A bit windy - Suffolk Irony and Suffolk dialect.

A bit  windy here today.  Nothing like that experienced in Scotland of course. I hope my penfriend on her windy Scottish Island is OK. It's windy there on a normal day so I dread to think what it must be like today.

Thank you to everyone for comments yesterday. Normally my spelling is OK! took me ages to see what was wrong :-) I shall just say I was in a hurry and I'll leave the picture!

 We received our first two Christmas cards in the post this morning. The frugaller in me looked at the one on the left and after thinking " those Kings are lovely colours", my next thought was " that will make 3 good gift  tags after Christmas"!
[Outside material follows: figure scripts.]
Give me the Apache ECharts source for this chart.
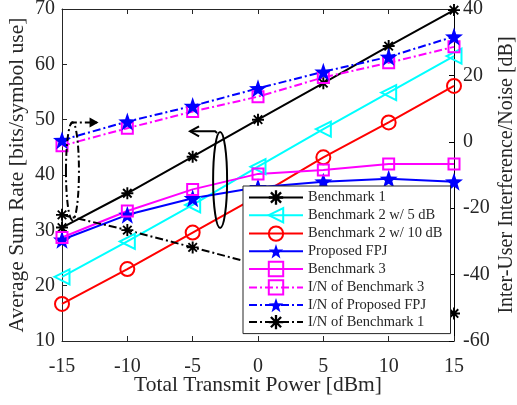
<!DOCTYPE html>
<html>
<head>
<meta charset="utf-8">
<script src="https://cdn.jsdelivr.net/npm/echarts@6/dist/echarts.min.js"></script>
<style>
  html, body { margin: 0; padding: 0; background: #fff; }
  #chart { width: 517px; height: 405px; }
</style>
</head>
<body>
<div id="chart"></div>
<script>
const powers = [-15, -10, -5, 0, 5, 10, 15];
const bench1 = [30.5, 36.7, 43.3, 50, 56.6, 63.3, 69.8];
const bench2Db5 = [21.6, 28, 34.6, 41.5, 48.3, 54.9, 61.5];
const bench2Db10 = [16.7, 23, 29.6, 36.2, 43.2, 49.5, 56.1];
const proposedFpj = [28.3, 32.8, 35.8, 37.8, 38.8, 39.3, 38.8];
const bench3 = [28.7, 33.5, 37.4, 40.2, 40.9, 42, 42];
const inBench3 = [-1.2, 4.1, 9.1, 13.6, 19.4, 23.8, 28.6];
const inFpj = [0.5, 6.1, 10.8, 16.1, 21.1, 25.6, 31.7];
const inBench1 = [-22, -26.6, -31.8, -37, -42, -47, -51.7];

const FONT = "'Liberation Serif', 'Times New Roman', serif";
const TXT = '#262626';
const ASTERISK = 'path://M-1.6,-10L1.6,-10L1.6,10L-1.6,10Z' +
  'M-10,-1.6L10,-1.6L10,1.6L-10,1.6Z' +
  'M5.94,-8.2L8.2,-5.94L-5.94,8.2L-8.2,5.94Z' +
  'M-8.2,-5.94L-5.94,-8.2L8.2,5.94L5.94,8.2Z';
const STAR = 'path://M0,-10L2.35,-3.24L9.51,-3.09L3.8,1.24L5.88,8.09L0,4L-5.88,8.09L-3.8,1.24L-9.51,-3.09L-2.35,-3.24Z';
const DASHDOT = [8, 3, 2, 3];

const pairs = ys => powers.map((x, i) => [x, ys[i]]);

const mkSeries = (name, ys, color, symbol, size, opts = {}) => ({
  name,
  type: 'line',
  data: pairs(ys),
  yAxisIndex: opts.right ? 1 : 0,
  clip: false,
  symbol,
  symbolSize: size,
  symbolRotate: opts.rotate || 0,
  lineStyle: { color, width: 2, type: opts.dash ? DASHDOT : 'solid' },
  itemStyle: opts.hollow
    ? { color: 'rgba(255,255,255,0)', borderColor: color, borderWidth: 2 }
    : { color, borderWidth: 0 },
  emphasis: { disabled: true },
  animation: false
});

const chart = echarts.init(document.getElementById('chart'));

const option = {
  animation: false,
  textStyle: { fontFamily: FONT },
  grid: { left: 62, right: 63, top: 9, bottom: 64, containLabel: false, outerBoundsMode: 'none' },
  legend: {
    orient: 'vertical',
    left: 243,
    top: 186,
    itemWidth: 54,
    itemHeight: 18,
    itemGap: 2,
    padding: [4, 8, 4, 5],
    backgroundColor: '#fff',
    borderColor: TXT,
    borderWidth: 1,
    textStyle: { fontFamily: FONT, fontSize: 14.5, color: TXT },
    data: ['Benchmark 1', 'Benchmark 2 w/ 5 dB', 'Benchmark 2 w/ 10 dB', 'Proposed FPJ',
      'Benchmark 3', 'I/N of Benchmark 3', 'I/N of Proposed FPJ', 'I/N of Benchmark 1']
  },
  xAxis: [{
    type: 'value', min: -15, max: 15, interval: 5,
    name: 'Total Transmit Power [dBm]', nameLocation: 'middle', nameGap: 33,
    nameMoveOverlap: false,
    nameTextStyle: { fontFamily: FONT, fontSize: 21.5, color: TXT },
    axisLine: { onZero: false, lineStyle: { color: TXT } },
    axisTick: { inside: true, length: 5, lineStyle: { color: TXT } },
    axisLabel: { fontFamily: FONT, fontSize: 20, color: TXT, margin: 16 },
    splitLine: { show: false }
  }, {
    type: 'value', min: -15, max: 15, interval: 5, position: 'top',
    axisLine: { onZero: false, lineStyle: { color: TXT } },
    axisTick: { inside: true, length: 5, lineStyle: { color: TXT } },
    axisLabel: { show: false },
    splitLine: { show: false }
  }],
  yAxis: [{
    type: 'value', min: 10, max: 70, interval: 10,
    name: 'Average Sum Rate [bits/symbol use]', nameLocation: 'middle', nameGap: 34,
    nameMoveOverlap: false,
    nameTextStyle: { fontFamily: FONT, fontSize: 21.5, color: TXT },
    axisLine: { show: true, onZero: false, lineStyle: { color: TXT } },
    axisTick: { show: true, inside: true, length: 5, lineStyle: { color: TXT } },
    axisLabel: { fontFamily: FONT, fontSize: 20, color: TXT, margin: 7 },
    splitLine: { show: false }
  }, {
    type: 'value', min: -60, max: 40, interval: 20, position: 'right',
    name: 'Inter-User Interference/Noise [dB]', nameLocation: 'middle', nameGap: 43,
    nameMoveOverlap: false,
    nameRotate: 90,
    nameTextStyle: { fontFamily: FONT, fontSize: 20, color: TXT },
    axisLine: { show: true, onZero: false, lineStyle: { color: '#000' } },
    axisTick: { show: true, inside: true, length: 5, lineStyle: { color: '#000' } },
    axisLabel: { fontFamily: FONT, fontSize: 20, color: TXT, margin: 9 },
    splitLine: { show: false }
  }],
  series: [
    mkSeries('Benchmark 1', bench1, '#000000', ASTERISK, 12),
    mkSeries('Benchmark 2 w/ 5 dB', bench2Db5, '#00ffff', 'triangle', 15, { hollow: true, rotate: 90 }),
    mkSeries('Benchmark 2 w/ 10 dB', bench2Db10, '#ff0000', 'circle', 14, { hollow: true }),
    mkSeries('Proposed FPJ', proposedFpj, '#0000ff', STAR, 18),
    mkSeries('Benchmark 3', bench3, '#ff00ff', 'rect', 11, { hollow: true }),
    mkSeries('I/N of Benchmark 3', inBench3, '#ff00ff', 'rect', 11, { hollow: true, dash: true, right: true }),
    mkSeries('I/N of Proposed FPJ', inFpj, '#0000ff', STAR, 18, { dash: true, right: true }),
    mkSeries('I/N of Benchmark 1', inBench1, '#000000', ASTERISK, 12, { dash: true, right: true })
  ]
};

chart.setOption(option);

// annotations: ellipses + arrows telling which axis each group belongs to
const px = (x, y) => chart.convertToPixel({ xAxisIndex: 0, yAxisIndex: 0 }, [x, y]);
const c1 = px(-2.9, 39.1);
const a1 = px(-5.2, 47.9);
const c2 = px(-14.2, 40.7);
const a2 = px(-12.2, 49.5);
const line = { stroke: '#000', lineWidth: 2, fill: null };
const dashed = { stroke: '#000', lineWidth: 2, fill: null, lineDash: [7, 3, 2, 3] };

chart.setOption({
  graphic: [
    { type: 'ellipse', shape: { cx: c1[0], cy: c1[1], rx: 7, ry: 48 }, style: line, z: 10 },
    { type: 'polyline', shape: { points: [[c1[0] - 3, c1[1] - 47], [c1[0] - 5, a1[1]], [a1[0], a1[1]]] }, style: line, z: 10 },
    { type: 'polyline', shape: { points: [[a1[0] + 9, a1[1] - 5], [a1[0], a1[1]], [a1[0] + 9, a1[1] + 5]] }, style: line, z: 10 },
    { type: 'ellipse', shape: { cx: c2[0], cy: c2[1], rx: 6.5, ry: 49 }, style: dashed, z: 10 },
    { type: 'polyline', shape: { points: [[c2[0] - 2, c2[1] - 47], [c2[0], a2[1]], [a2[0], a2[1]]] }, style: dashed, z: 10 },
    { type: 'polygon', shape: { points: [[a2[0] - 9, a2[1] - 5], [a2[0], a2[1]], [a2[0] - 9, a2[1] + 5]] }, style: { fill: '#000' }, z: 10 }
  ]
});
</script>
</body>
</html>
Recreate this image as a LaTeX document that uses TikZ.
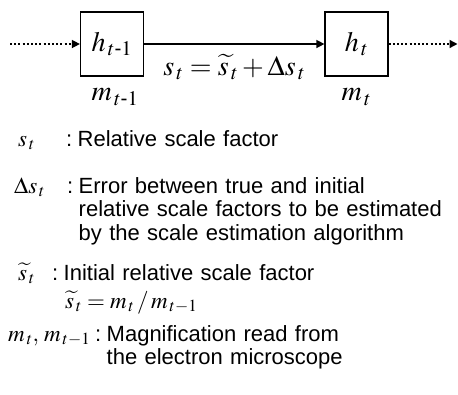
\documentclass[tikz,border=0pt]{standalone}
\usepackage{amsmath}
\usepackage{mathptmx}
\usepackage[no-math]{fontspec}
\setmainfont{Liberation Sans}
\usetikzlibrary{arrows.meta,positioning}

\tikzset{
  frame/.style={draw,line width=1.2pt,minimum width=63pt,minimum height=64pt,inner sep=0pt,
    font=\fontsize{28}{30}\selectfont},
  big/.style={inner sep=0pt,font=\fontsize{28}{30}\selectfont},
  flow/.style={line width=1.4pt,-{Triangle[length=8pt,width=8pt]}},
  dots/.style={flow,dash pattern=on 2pt off 2.2pt},
  sym/.style={anchor=base west,inner sep=0pt,font=\fontsize{23}{25}\selectfont},
  txt/.style={anchor=base west,inner sep=0pt,align=left,text width=385pt}
}

\begin{document}
\begin{tikzpicture}[x=1pt,y=-1pt,font=\fontsize{22}{23.5}\selectfont]
    \useasboundingbox (0,0) rectangle (458,394);
    % chain of images
    \node[frame] (hprev) at (112,44) {$h_{\,t\text{-}1}$};
    \node[frame] (hcur) at (356.5,44) {$h_{\,t}$};
    \coordinate (lstart) at (10,44);
    \coordinate (rend) at (457.5,44);
    \node[big,below=12pt of hprev,xshift=3pt] (mprev) {$m_{\,t\text{-}1}$};
    \node[big,below=12pt of hcur] (mcur) {$m_{\,t}$};
    \draw[dots] (lstart) -- (hprev);
    \draw[flow] (hprev) -- node[big,below=10pt] (rel)
      {$s_{\,t}=\widetilde{s}_{\,t}+\Delta s_{\,t}$} (hcur);
    \draw[dots] (hcur) -- (rend);
    % legend
    \node[sym] (st) at (18,146) {$s_{\,t}$};
    \node[txt,text width=] (stc) at (66,146) {:};
    \node[txt,base right=5pt of stc] (stdesc) {Relative scale factor};
    \node[sym] (ds) at (14,193) {$\Delta s_{\,t}$};
    \node[txt,text width=] (dsc) at (67,193) {:};
    \node[txt,base right=5pt of dsc] (dsdesc)
      {Error between true and initial\\relative scale factors to be estimated\\by the scale estimation algorithm};
    \node[sym] (si) at (18,280) {$\widetilde{s}_{\,t}$};
    \node[txt,text width=] (sic) at (52,280) {:};
    \node[txt,base right=5pt of sic] (sidesc) {Initial relative scale factor};
    \node[sym] (sieq) at (65,308) {$\widetilde{s}_{\,t}=m_{\,t}\,/\,m_{\,t-1}$};
    \node[sym] (mm) at (8,341) {$m_{\,t},\,m_{\,t-1}$};
    \node[txt,text width=] (mmc) at (95,341) {:};
    \node[txt,base right=5pt of mmc] (mmdesc) {Magnification read from\\the electron microscope};
\end{tikzpicture}
\end{document}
I was born in Suffolk and have lived here forever, as did my parents and grandparents and great grandparents before me, although we may have crossed the border from Norfolk at some time in the distant past.
There is one problem with this, and that is I forget that people around the world and this country too, don't always understand the ironic sense of humour and our way of over or understating things we have here.
We use Suffolk dialect without even knowing that it IS Suffolk dialect
So a "bit windy" means blowing a gale and if  someone asked me how many people were at a a big event and I said "quite a few". That means lots, even hundreds!
We use the word 'stuff' too much. For instance we would say I got some stuff from the doctor, instead of medicine.
 If I said to two people " have a good Christmas together" it wouldn't mean "have a good Christmas TOGETHER" but "have a good Christmas both of you".
The word " daft" doesn't really mean stupid but is just slightly silly or even a term of endearment!
"Funny"  doesn't always mean hilarious or even slightly amusing and "Owd" (old) doesn't necessarily refer to age. We say "Thus a funny owd day today i'ntit?" ( it is a funny old day today isn't it?) Which means that the weather is a bit odd or odd things have happened.
We say "Ours" or "mine" to mean our home and "yours" is your home.
We say "shew" instead of showed. The word "that " often replaces "it" and if we say " clever" it probably has nothing to do with intelligence. So "he in't too clever" means he is at deaths door!
On a blog the other day when talking about Black Friday, I said everyone in the states goes Christmas shopping. Of course I didn't mean EVERYONE in the USA! It's just the way we say things here.
I know a few times I've had replies to comments and I've had to say you mustn't take what I say too seriously, so much is said in Suffolk in a wry sort of way that I forget people don't understand.
So I'm sorry to anyone who has been offended or puzzled by what I've said.
You'll have to "larn yarself silly Suffolk". (Teach Yourself Suffolk Dialect) and that's not said seriously either!